Читать «Ровесники: сборник содружества писателей революции «Перевал». Сборник № 5» онлайн - страница 16
Борис Андреевич Губер
— На том тебе и стадо сдадим. Поскотину Баляс тебе исправил, только спорть, сука! Забью!
Уползал Естега со шкуры под лавку, боялся Епимаха до смерти. Лешак, нечистая сила, одной рукой задавит!
Потом выкатился опять из-под лавки и мигнул Естега бабам:
— Думат, Баляс и отвел ему зверя. У Баляса-то на ваше место слова нет, надо место знать. Только мой опас зверя и пужает. Коли бы вы, бабы-поганки, ко мне не прилипали. У-у, кобылы!
VIII
Ставили Балясу парева-жарева всякого, пилось-елось колдуну, сколько хотел, доел на Шуньге первоспасовы остатки, да и в кису склал немало.
Хорошо встречали, хорошо принимали Баляса, с большим почетом. Во всякую избу заходил — везде стол соберут, на заглавное место садят. Может, и не всяк рад, да боятся, как бы не оприкосил колдун глазом худым, собачьим, не всадил чего. Гостинцу наваливали, всякая хозяйка с клети несет, что получше, — любил старик подарочки, не отказывался.

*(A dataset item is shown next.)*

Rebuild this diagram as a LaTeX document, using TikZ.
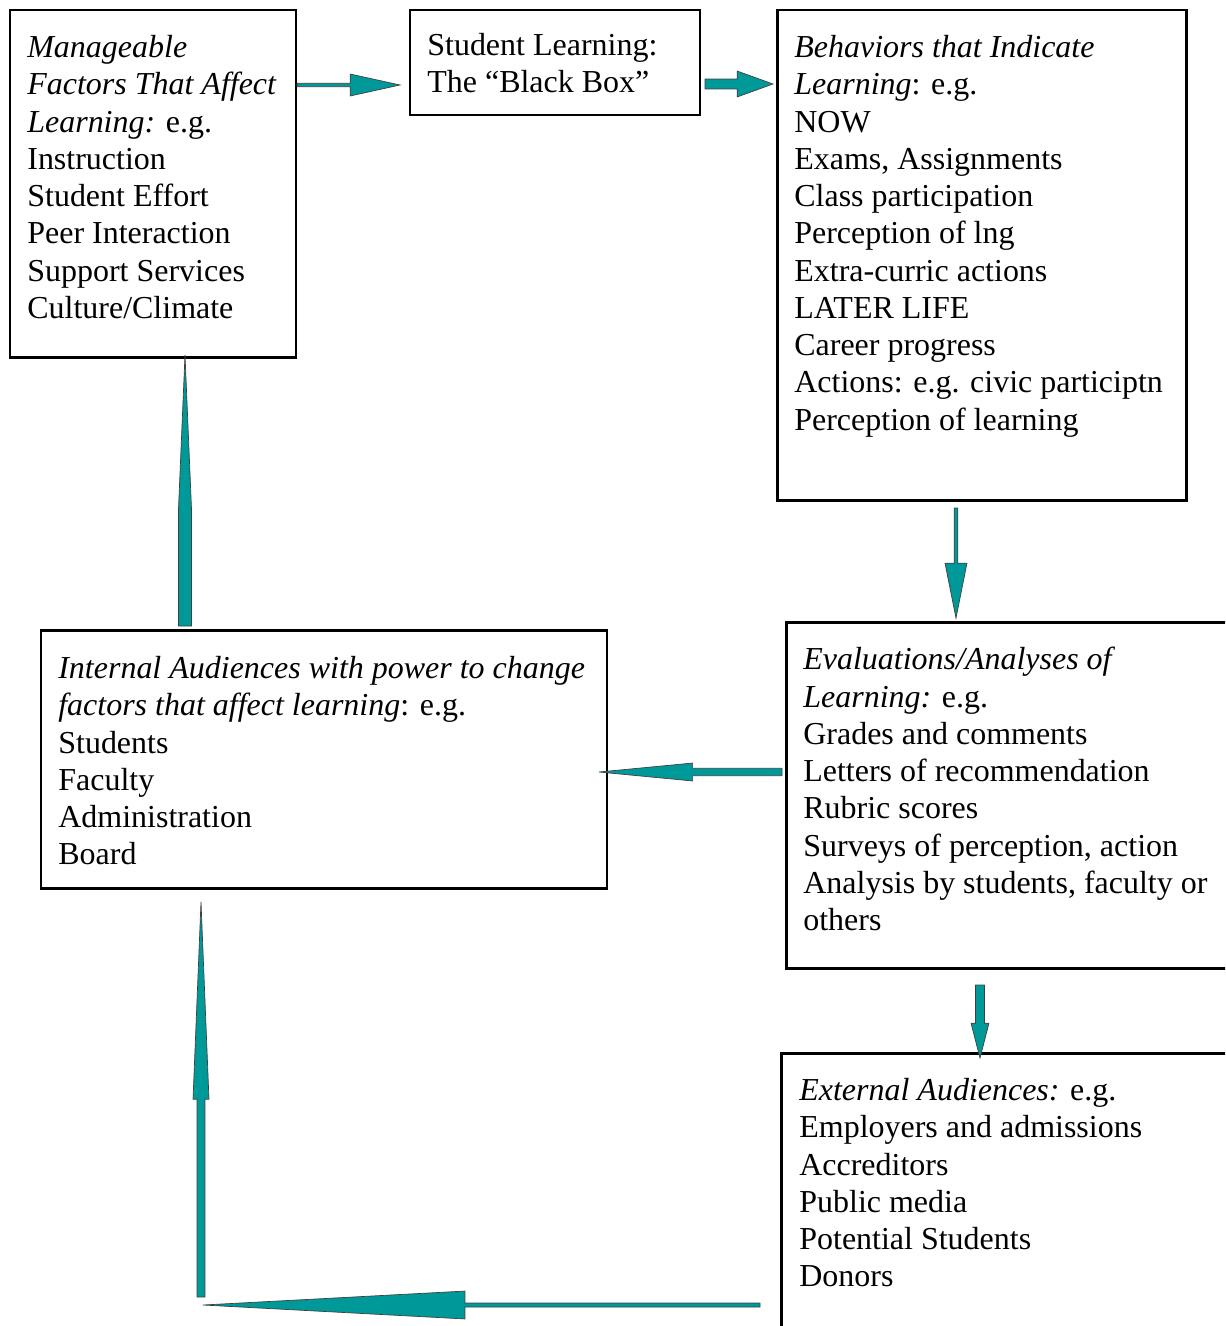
\documentclass[tikz,border=0pt]{standalone}
\usepackage{fontspec}
\setmainfont{Liberation Serif}
\usetikzlibrary{calc,positioning}

\definecolor{arrowteal}{RGB}{0,153,153}
\newcommand\px{0.02cm}
% block arrow: tail, tip, shaft half width, head half width, head length (all in px)
\newcommand\blockarrow[5]{%
	\coordinate (ba-h) at ($(#2)!#5*0.5669pt!(#1)$);
	\draw[blockarrow] ($(#1)!#3*0.5669pt!90:(#2)$) -- ($(ba-h)!#3*0.5669pt!-90:(#1)$)
		-- ($(ba-h)!#4*0.5669pt!-90:(#1)$) -- (#2) -- ($(ba-h)!#4*0.5669pt!90:(#1)$)
		-- ($(ba-h)!#3*0.5669pt!90:(#1)$) -- ($(#1)!#3*0.5669pt!-90:(#2)$) -- cycle;}

\tikzset{
	box/.style={draw, line width=1.7pt, rectangle, outer sep=0pt, inner sep=0pt, anchor=north west},
	boxtext/.style={anchor=north west, align=left, inner sep=0pt,
		font=\fontsize{18.2}{21.2}\selectfont, execute at begin node=\rule{0pt}{13pt}},
	blockarrow/.style={fill=arrowteal, draw=black!75, line width=0.4pt, line join=miter}
}

\begin{document}
\begin{tikzpicture}[x=\px, y=-\px]
	\useasboundingbox (0,0) rectangle (1225,1326);
	\clip (0,0) rectangle (1225,1326);

	%Draws the boxes
	\node[box, minimum width=286*\px, minimum height=347*\px] (fac) at (10,10) {};
	\node[box, minimum width=290*\px, minimum height=105*\px] (blk) at (410,10) {};
	\node[box, minimum width=409*\px, minimum height=490*\px] (beh) at (777,10) {};
	\node[box, minimum width=460*\px, minimum height=346*\px] (eval) at (786,622) {};
	\node[box, minimum width=566*\px, minimum height=258*\px] (int) at (41,630) {};
	\node[box, minimum width=470*\px, minimum height=300*\px] (ext) at (781,1053) {};

	%Text of the boxes
	\node[boxtext] (factxt) at ($(fac.north west)+(17,25)$)
		{\textit{Manageable}\\ \textit{Factors That Affect}\\ \textit{Learning:} e.g.\\
		 Instruction\\ Student Effort\\ Peer Interaction\\ Support Services\\ Culture/Climate};
	\node[boxtext] (blktxt) at ($(blk.north west)+(17,23)$)
		{Student Learning:\\ The ``Black Box''};
	\node[boxtext] (behtxt) at ($(beh.north west)+(17,25)$)
		{\textit{Behaviors that Indicate}\\ \textit{Learning}: e.g.\\ NOW\\ Exams, Assignments\\
		 Class participation\\ Perception of lng\\ Extra-curric actions\\ LATER LIFE\\
		 Career progress\\ Actions: e.g. civic participtn\\ Perception of learning};
	\node[boxtext] (evaltxt) at ($(eval.north west)+(17,25)$)
		{\textit{Evaluations/Analyses of}\\ \textit{Learning:} e.g.\\ Grades and comments\\
		 Letters of recommendation\\ Rubric scores\\ Surveys of perception, action\\
		 Analysis by students, faculty or\\ others};
	\node[boxtext] (inttxt) at ($(int.north west)+(17,26)$)
		{\textit{Internal Audiences with power to change}\\ \textit{factors that affect learning}: e.g.\\
		 Students\\ Faculty\\ Administration\\ Board};
	\node[boxtext] (exttxt) at ($(ext.north west)+(18,25)$)
		{\textit{External Audiences:} e.g.\\ Employers and admissions\\ Accreditors\\
		 Public media\\ Potential Students\\ Donors};

	%End points of the arrows
	\coordinate (a1s) at ($(fac.north east)+(1,75)$);
	\coordinate (a1e) at ($(blk.north west)+(-10,75)$);
	\coordinate (a2s) at ($(blk.north east)+(5,74)$);
	\coordinate (a2e) at ($(beh.north west)+(-4,74)$);
	\coordinate (a3s) at ($(int.north west)+(144,-4)$);
	\coordinate (a3e) at ($(fac.south west)+(175,-2)$);
	\coordinate (a4s) at ($(beh.south west)+(179,8)$);
	\coordinate (a4e) at ($(eval.north west)+(170,-4)$);
	\coordinate (a5s) at ($(eval.north west)+(-4,150)$);
	\coordinate (a5e) at ($(int.north east)+(-8,142)$);
	\coordinate (a6s) at ($(eval.south west)+(194,17)$);
	\coordinate (a6e) at ($(ext.north west)+(199,5)$);
	\coordinate (a7s) at ($(int.south west)+(160,409)$);
	\coordinate (a7e) at ($(int.south west)+(160,14)$);
	\coordinate (a8s) at ($(ext.north west)+(-21,252)$);
	\coordinate (a8e) at ($(int.south west)+(162,417)$);

	%Draws the arrows
	\blockarrow{a1s}{a1e}{1.7}{11}{50}
	\blockarrow{a2s}{a2e}{5}{13}{36}
	\blockarrow{a3s}{a3e}{6.5}{6.5}{154}
	\blockarrow{a4s}{a4e}{1.8}{11}{55}
	\blockarrow{a5s}{a5e}{3.7}{9}{94}
	\blockarrow{a6s}{a6e}{4.5}{9}{35}
	\blockarrow{a7s}{a7e}{4}{8}{198}
	\blockarrow{a8s}{a8e}{2}{14}{263}
\end{tikzpicture}
\end{document}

Раз только не взял: вынесла Марья-солдатка рядна кусок, бросил сразу на лавку:
— Не, не беру, милушка!
Да так глазом косым повел, — испугалась солдатка, не причинилось бы какого худа, побежала догонять, наклонялась, пока принял шерсти мытой два фунтика.
И лечил Баляс всякую хворость, никому не отказывал, всех отпускал с хорошим словом. Была все время у Баляса полная изба народу. Трав давал много разных, доставал по прядочке из кошелки, голышей решето насбирал на берегу, нашептал всяким наговором от бабьих тайных болезней. Заговаривал хлевуши от дворового постоя, бани от байничка, печи — от запечника, клети да подполья — от всякой гнуси.
До сутемок пробегал из избы в избу.
Раз на улице встретил Василь Петровича, сошлись поблизку. И сказал председатель, так темно поглядел на колдуна:
— Приехал? Так, значит!
— А чего не приехать-то, любушка, — заподмигивал колдун, — раз люди добрые звали, я и приехал. У меня завсегда без отказу.
— Сказывали те, дорога закрыта?
— Мало-што! Дорога та ничья, как закроешь?
— Ну, ладно!
На том и разошлись, никто и не понял, к чему был тот неохотный разговор. Торопился Баляс до ночи сделать одно дельце, — звали к богатому мужику Еверьяну погладить.
Была у Еверьяна дочерь Ксанька, у Ксаньки сидела нехорошая икота, бабы-икотницы со зла подсадили, — горда, вишь, была девка, фыркала на всех, вот и дофыркалась. Вдруг падала Ксанька посередь избы и кричала голосом источным, и пена изо рта валила клубом. Лечили, гладили разные бабки — ничего не выходит.
Пришел Еверьян давесь к Балясу с поклоном: «Полечи девку, сделай милость — погладь». Не отрекся Баляс, хвалился, что икоту он любую умеет высадить. Вот Евдоху на Устье, как погладил — пошла к ушату воду пить, а икота мохнатенькой мышкой и выскочила через рот в ковшик. Все видели.
Сидел Баляс в углу за столом, ел студню, а народу набилась полная изба, слушали его страховито — тихо.
Поел, икнул зычно, покрестился:
— Слава те, осподи, сыт. Старому старику в бороду, старой старухе под зад, молодым девкам в косу, штоб не давали без спросу.